A plurality of freeze prevention devices 100, coolers 110, and electrical switchboards 120 may be grouped and managed as described above.

The communication device 200 and the user terminal 400 according to the present disclosure may access the monitoring server 300 through the communication network, and include all components capable of processing digital information capable of installing an application program which may input search information and selection information, and display searched result information. The user terminal 400 according to the present disclosure as a component that accesses the monitoring server 300 through the communication network to transmit/receive information may include, for example, at least one of a smartphone, a tablet personal computer (PC), a mobile phone, a video phone, a desktop PC, a laptop PC, a netbook computer, a personal digital assistant (PDA), a portable multimedia player (PMP), a wearable device (e.g., smart glasses, head-mounted device (HMD), etc.), a kiosk, or a smart watch.

The communication module, the communication device 200, the user terminal 400, and the monitoring server 300 according to the present disclosure may communicate with each other through communication units and communication networks provided therein, respectively. The communication network refers to a connection structure in which information may be exchanged between respective nodes such as terminals and servers, and an example of such a communication network includes a 3rd generation partnership project (3GPP) network, a long term evolution (LTE) network, a world interoperability for microwave access (WIMAX) network, Internet, a local area network (LAN), wireless local area network (LAN), a wide area network (WAN), a personal area network (PAN), a Wi-Fi network, a Bluetooth network, a satellite broadcasting network, an analog broadcasting network, a digital multimedia broadcasting (DMB) network, etc., but is not limited thereto. The communication units provided in the user terminal 400 and the monitoring server 300, respectively may include an electronic component provided for the communication network so as to perform wired/wireless data communication through the above-described communication network.

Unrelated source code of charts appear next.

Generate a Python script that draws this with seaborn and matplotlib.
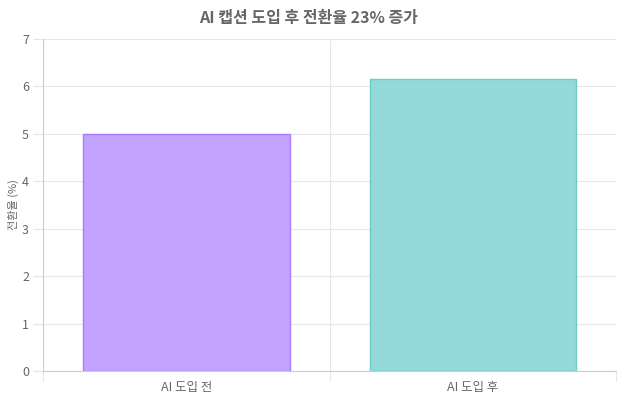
import pandas as pd
import matplotlib.pyplot as plt
import seaborn as sns

categories = ['AI 도입 전', 'AI 도입 후']
conversion = [5.0, 6.15]
fill_colors = ['#c2a3ff', '#93d9d9']
edge_colors = ['#a77dff', '#6ccccc']

df = pd.DataFrame({'stage': categories, 'rate': conversion})

sns.set_theme(style='white')
plt.rcParams['font.family'] = ['Noto Sans CJK KR', 'DejaVu Sans']

fig = plt.figure(figsize=(6.17, 4.0), dpi=100)
ax = fig.add_axes([43 / 617, 29 / 400, 1 - 43 / 617 - 0.001, 332 / 400])

sns.barplot(data=df, x='stage', y='rate', hue='stage', palette=fill_colors,
            width=0.72, legend=False, ax=ax, saturation=1)
for patch, ec in zip(ax.patches, edge_colors):
    patch.set_edgecolor(ec)
    patch.set_linewidth(1)

ax.set_ylim(0, 7)
ax.set_xlim(-0.5, 1.5)
ax.set_yticks(range(0, 8))
ax.set_xticks([-0.5, 0.5, 1.5], minor=True)
ax.grid(axis='y', color='#e6e6e6', linewidth=0.8)
ax.grid(axis='x', which='minor', color='#e6e6e6', linewidth=0.8)
ax.set_axisbelow(True)

ax.tick_params(axis='y', which='major', length=7, width=0.8, color='#e6e6e6',
               labelsize=9, labelcolor='#666666', pad=3, left=True)
ax.tick_params(axis='x', which='major', length=0, labelsize=9,
               labelcolor='#666666', pad=7)
ax.tick_params(axis='x', which='minor', length=7, width=0.8, color='#e6e6e6',
               bottom=True)

for side in ['top', 'right']:
    ax.spines[side].set_visible(False)
ax.spines['left'].set_color('#cccccc')
ax.spines['bottom'].set_color('#cccccc')
ax.spines['left'].set_linewidth(0.8)
ax.spines['bottom'].set_linewidth(0.8)

ax.set_xlabel('')
ax.set_ylabel('전환율 (%)', fontsize=8, color='#666666', labelpad=2)
fig.suptitle('AI 캡션 도입 후 전환율 23% 증가', fontsize=11.5, fontweight='bold',
             color='#666666', y=1 - 18 / 400, va='center')

fig.savefig('out.png', dpi=100)
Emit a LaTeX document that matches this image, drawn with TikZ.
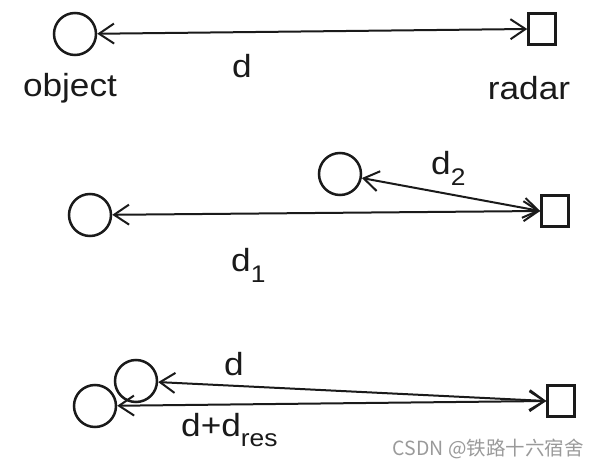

The database server 320 according to the present disclosure may include a database management system (hereinafter, referred to as DBMS). The DBMS is a set of software tools which allow multiple users to access data in the database server 320. The DBMS may include IMS, CODASYL DB, DB2, ORACLE, INFORMIX, SYBASE, INGRES, MS-SQL, Objectivity, O2, Versanat, Ontos, Gemstone, Unisql, Object Store, Starburst, Postgres, Tibero, MySQL, MS-access, or the like. The DBMS is capable of accessing corresponding specific data according to input of a specific instruction.

In the present specification, the mode setting module 21, the monitoring module 22, the display module 23, the driving module 24, the control module 25, the power supply module 26, the communication module 27, and the output control module 28 may be processors that execute continuous performing processes stored in the memory. Alternatively, the modules may operate as software modules driven and controlled by the processor. Furthermore, the processor may be a hardware device.

In the present specification, ‘part’ includes a unit implemented by hardware, a unit implemented by software, and a unit implemented by using both the hardware and the software. Further, one unit may be implemented by using two or more hardware, and two or more units may be implemented by one hardware.

A protection scope of the present disclosure is not limited to disclosure and expression of the exemplary embodiment explicitly described above. Further, it is additionally mentioned once again that the protection scope of the present disclosure cannot be limited due to apparent change or substitution in a technical field to which the present disclosure belongs.